In 2009, health costs impact every business operating on a global scale, not just autos and heavy manufacturing.
The Business Roundtable found that on a weighted scale, business in America suffers from a 23% “value gap” compared to Canada, Japan, Germany, the UK and France — directly related to the costs of health care. And, compared to Brazil, India and China (the so-called “BIC” countries), the disadvantage is 46%.
In the report, the Business Roundtable uses the metaphor of a “head start” — that these countries have a leg up on American companies due to the way the U.S. finances health care.

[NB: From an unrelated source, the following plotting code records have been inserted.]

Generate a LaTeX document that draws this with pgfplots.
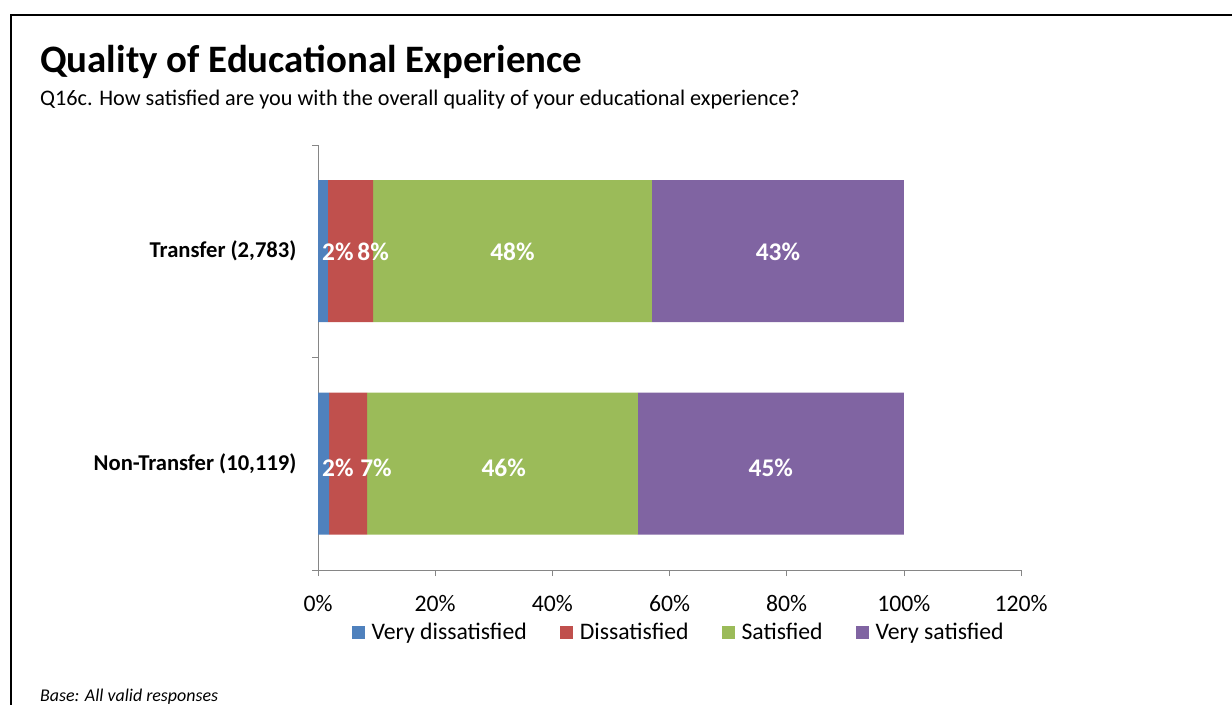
\documentclass[border=0pt]{standalone}
\usepackage{pgfplots}
\pgfplotsset{compat=1.18}
\usepackage{fontspec}
\setmainfont{Carlito}
\definecolor{vdis}{HTML}{4F81BD}
\definecolor{dis}{HTML}{C0504D}
\definecolor{sat}{HTML}{9BBB59}
\definecolor{vsat}{HTML}{8064A2}
\definecolor{axgray}{HTML}{868686}
\begin{document}
\begin{tikzpicture}
\useasboundingbox (0bp,0bp) rectangle (1232bp,705bp);
\draw[line width=2bp] (11bp,0bp) -- (11bp,690bp) -- (1232bp,690bp);
\node[anchor=base west, inner sep=0pt, font=\fontsize{39}{44}\selectfont\bfseries] at (40bp,632bp) {Quality of Educational Experience};
\node[anchor=base west, inner sep=0pt, font=\fontsize{22.3}{26}\selectfont] at (40bp,599bp) {Q16c. How satisfied are you with the overall quality of your educational experience?};
\node[anchor=base west, inner sep=0pt, font=\fontsize{18}{22}\selectfont\itshape] at (40bp,4bp) {Base: All valid responses};
\begin{axis}[
    at={(318bp,135bp)}, anchor=south west,
    scale only axis, width=703bp, height=425bp,
    xbar stacked, bar width=142bp,
    xmin=0, xmax=120, ymin=-0.5, ymax=1.5,
    axis x line=bottom, axis y line=left,
    axis line style={-, draw=axgray},
    tick align=outside,
    xtick={0,20,...,120},
    xticklabel={\pgfmathprintnumber{\tick}\%},
    major tick length=6bp, minor tick length=6bp,
    every tick/.style={axgray},
    major y tick style={draw=none},
    ytick={0,1},
    minor ytick={-0.5,0.5,1.5},
    yticklabels={{Non-Transfer (10,119)},{Transfer (2,783)}},
    yticklabel style={font=\fontsize{22.7}{26}\selectfont\bfseries, xshift=-12bp},
    xticklabel style={font=\fontsize{23.8}{27}\selectfont, yshift=-16bp},
    /pgf/number format/assume math mode=true,
    legend style={at={(0.513,-0.115)}, anchor=north, draw=none,
        legend columns=4, font=\fontsize{23.8}{27}\selectfont,
        /tikz/every even column/.append style={column sep=31bp}},
    legend image code/.code={\fill[#1] (0bp,-6.5bp) rectangle (13bp,6.5bp); \path (18bp,0bp);},
]
\addplot[fill=vdis, draw=none] coordinates {(1.7,1) (1.9,0)};
\addplot[fill=dis, draw=none] coordinates {(7.7,1) (6.5,0)};
\addplot[fill=sat, draw=none] coordinates {(47.6,1) (46.2,0)};
\addplot[fill=vsat, draw=none] coordinates {(43.0,1) (45.4,0)};
\legend{Very dissatisfied, Dissatisfied, Satisfied, Very satisfied}
\end{axis}
\begin{axis}[
    at={(318bp,135bp)}, anchor=south west,
    scale only axis, width=703bp, height=425bp,
    xmin=0, xmax=120, ymin=-0.5, ymax=1.5,
    hide axis,
]
\addplot[draw=none, mark=none, nodes near coords, point meta=explicit symbolic,
    nodes near coords align=center,
    every node near coord/.append style={text=white, font=\fontsize{25.5}{30}\selectfont\bfseries}]
    coordinates {
    (3.4,0.995) [2\%] (9.4,0.995) [8\%] (33.2,0.995) [48\%] (78.5,0.995) [43\%]
    (3.4,-0.02) [2\%] (9.9,-0.02) [7\%] (31.7,-0.02) [46\%] (77.3,-0.02) [45\%]
    };
\end{axis}
\end{tikzpicture}
\end{document}
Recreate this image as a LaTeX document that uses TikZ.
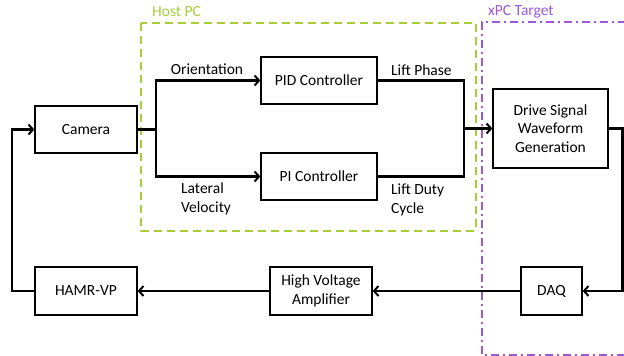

Health Populi’s Hot Points: While GM and Ford might desire to get health care off of their financial obligations, not every employer wants to drop health insurance coverage in 2010. The latest Hewitt study into employer-sponsored health benefits found that perhaps 1 in 5 employers would consider dropping health coverage in 2010.
For other employers, though, health coverage is seen as a benefit that adds value to a productive workforce, that attracts human capital and reinforces a health-focused employee mentality.
Thus, the Business Roundtable does not recommend a single-payer or specific plan that gets industry out of the health insurance game. While large employers concur that the health costs put them at a global competitive disadvantage, they’re not yet committed to a public-sector health plan for all Americans. For the foreseeable future, the shape of a new U.S. health system will be uniquely American — a mix of private- and public-sector.